Amid pandemic budget cuts, archivists face uncertainty

Isabelle Bousquette
8 Million Stories
Published in
2 min readOct 5, 2020
A visitor walks down the steps of the Museum of the City of New York on Saturday. So far the museum has digitized 200,000 out of their 750,000 item permanent collection, but Sheryl Victor Levy, Vice President of Marketing and Communications at the museum, said it’s likely those grants will dry up as a result of the pandemic. (Photo: Isabelle Bousquette)

A few months ago, Adam Harangozó, an Edinburgh-based freelance database consultant, had a problem. He was trying to find a photo of a passenger pigeon online for his research, but there were none. He checked digitized archives from libraries and museums, but came up empty. In some cases, he was blocked by paywalls that demanded money in exchange for access to the archives database.
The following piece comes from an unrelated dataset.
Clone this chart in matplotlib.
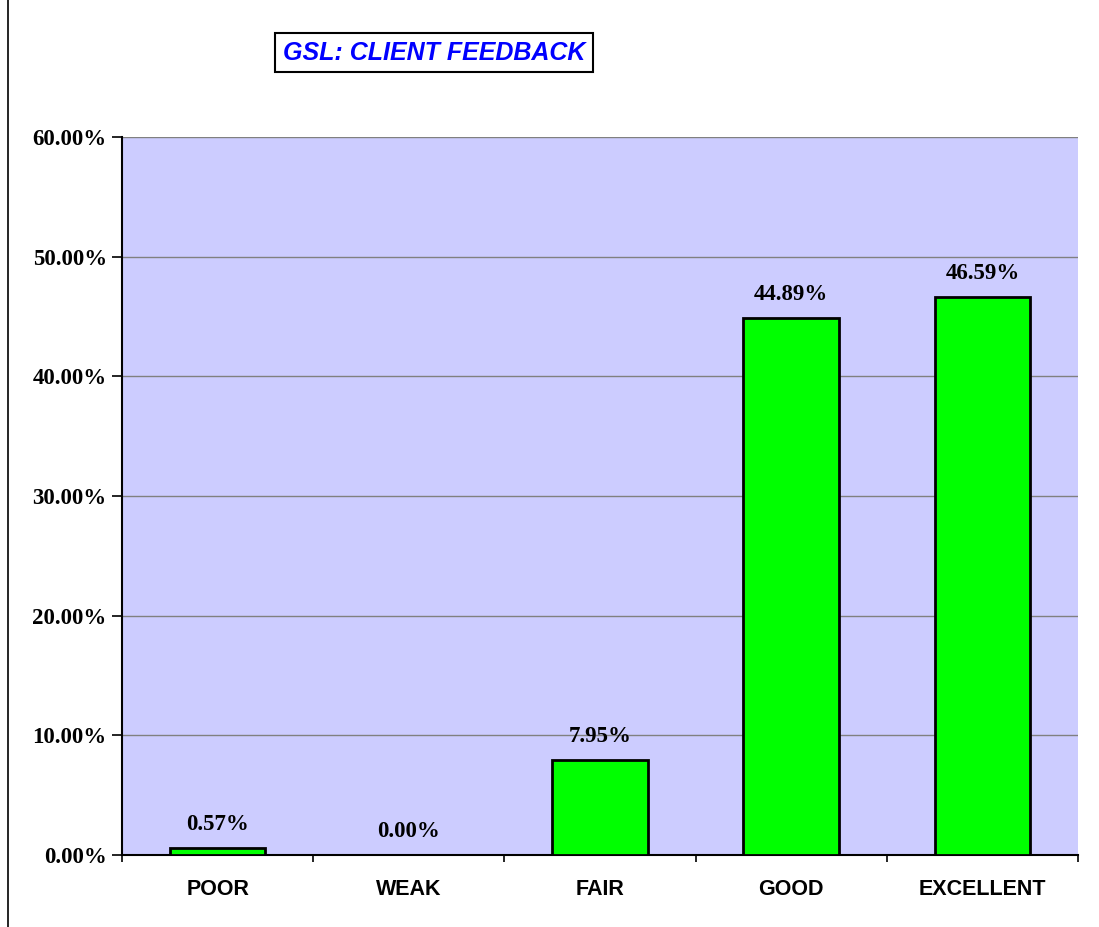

So, Harangozó posted a letter on the social media networking site, Humanities Commons, titled the “Passenger Pigeon Manifesto,” demanding digital museum and library archives remove paywalls. Since it was published in September, the manifesto has been signed by over 120 museum and library professionals across five continents.

However, digital archivists, who are responsible for the work of uploading and preserving digital collections, took to Twitter to voice their frustration with it. They felt it ignored and devalued their efforts to make physical art and library collections available online.

Since the start of the pandemic, museums in New York have used digital photos of objects from their collections to create virtual tours and programming as a way to engage their audiences. However, financial losses between March and June alone resulted in layoffs and furloughs of 15,000 workers at cultural institutions in New York City, according to a report commissioned by the New York City Department of Cultural Affairs. That number includes archivists responsible for preserving and digitizing collections. Now archivists are facing pressure on both sides, from layoffs and reduced funding at work and from a public demanding more from them.

“I think it’s offensive in many ways,” said Genevieve Havemeyer-King, Media Preservation Coordinator at the New York Public Library. She said the manifesto is “especially frustrating because it accuses archivists of not doing more,” when she believed the problem is really a lack of funding.

According to Amye McCarther, President of Archivists Round Table of Metropolitan New York, archival digitization in museums is often funded by external grants rather than internal budgets. However, it is uncertain whether those grants, which often pay archivists’ salaries, will continue in light of the Coronavirus pandemic, according to McCarther.

Before the pandemic, the Museum of the City of New York had received grants to digitize 200,000 objects out of the 750,000 objects in the museum’s entire permanent collection. Sheryl Victor Levy, Vice President of Marketing and Communications at the museum, said it’s likely those grants will stall.

“The way that the world is now — there are more pressing issues,” said Levy.

Harangozó said the manifesto “wasn’t meant as an unfair attack on underpaid cultural workers.” Instead, he said it was meant as an attempt to change the policy that keeps some archives behind a paywall.